Wednesday, November 13, 2013

Is a 100% Renewable Energy Future Possible?

While many pundits would like to claim that the answer is a resounding "no", there are at least some experts who believe that it is, in fact, possible to go to 100% renewable energy (excluding nuclear and biofuels) by 2050 if not sooner.  This is precisely the holy grail that so many people have been clamoring for.  So what exactly is holding us back?

First, there are technical issues.  The notorious intermittency problem comes to mind, namely that the sun is not always shining and the wind is not always blowing.  Then there is the problem of transmission from one area to another.  However, the aforementioned experts note that a mix of various renewable sources, including hydroelectric, can help fill in the gaps, and transmission lines can be upgraded over time.  Thus, the technical difficulties of renewables are not insurmountable, and are not the biggest problem at all.

Second, there is the issue of materials needed for renewable energy technologies.  While rare-earth minerals seem to get most of the attention, there will also be a huge demand for base metals such as copper.  And much of these materials are currently being imported from countries like China rather than produced domestically.  Of course, unlike fossil fuels, once the materials needed for renewable energy have been extracted, they will last for decades.  And the USA could start mining more of these materials domestically to make us less dependent on foreign minerals.  As for the cost issue, it is worth noting that while solar and wind power have been getting consistently cheaper over time, fossil fuels (especially oil) and even uranium have been getting more and more expensive every year.

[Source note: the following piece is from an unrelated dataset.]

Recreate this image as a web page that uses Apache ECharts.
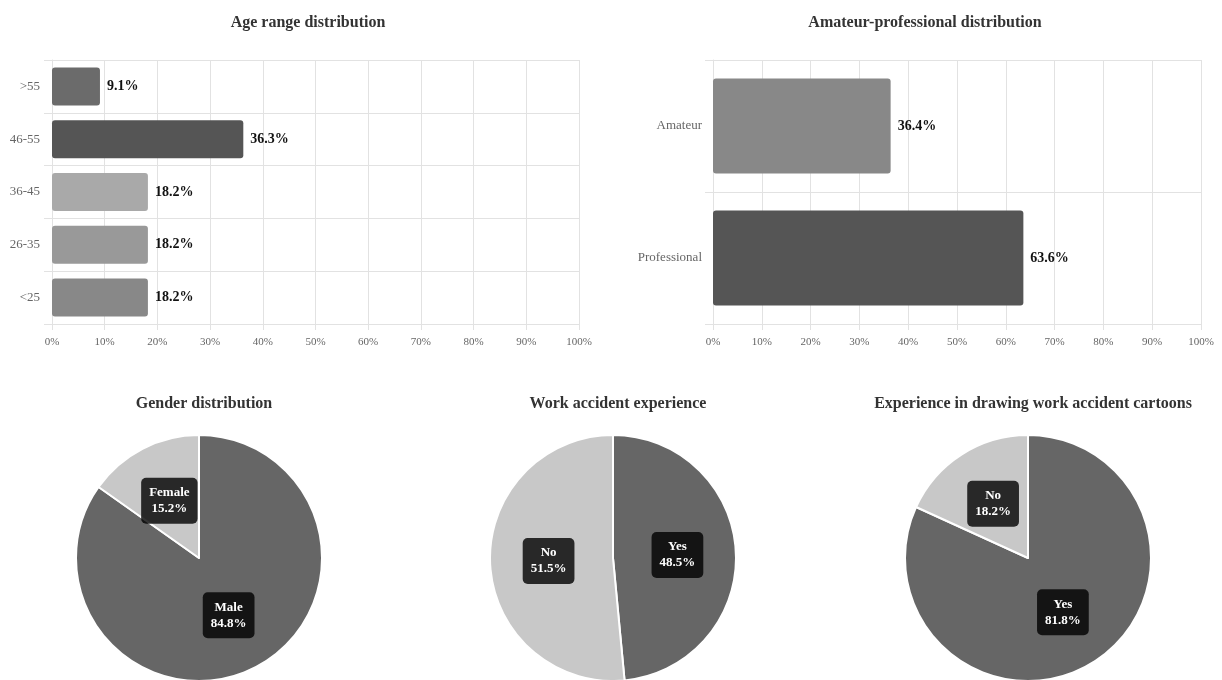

But the biggest problems of all are political.  The enormous vested interests in the status quo (i.e. the fossil fuel industry), combined with the lack of political will to fight such interests, is the most significant obstacle to a (nearly) 100% clean energy world.  This could obviously be solved rather quickly, but for some reason it has not been.  Wonder why?

The TSAP fully supports a transition to a completely clean energy economy as soon as possible, by 2050 if not 2030, as noted in our party platform.  The need to end our addiction to fossil fuels grows more and more urgent every year.  And we believe that we can speed up the transition even more rapidly by adding modern nuclear power (especially the thorium fuel cycle) and responsible biofuels to the mix of non-fossil energy technologies.  Combined with increased electrification and conservation, we already have the technology to make the change sooner rather than later.  We have the chance to gain true energy independence and help save the planet at the same time.  So what are we waiting for?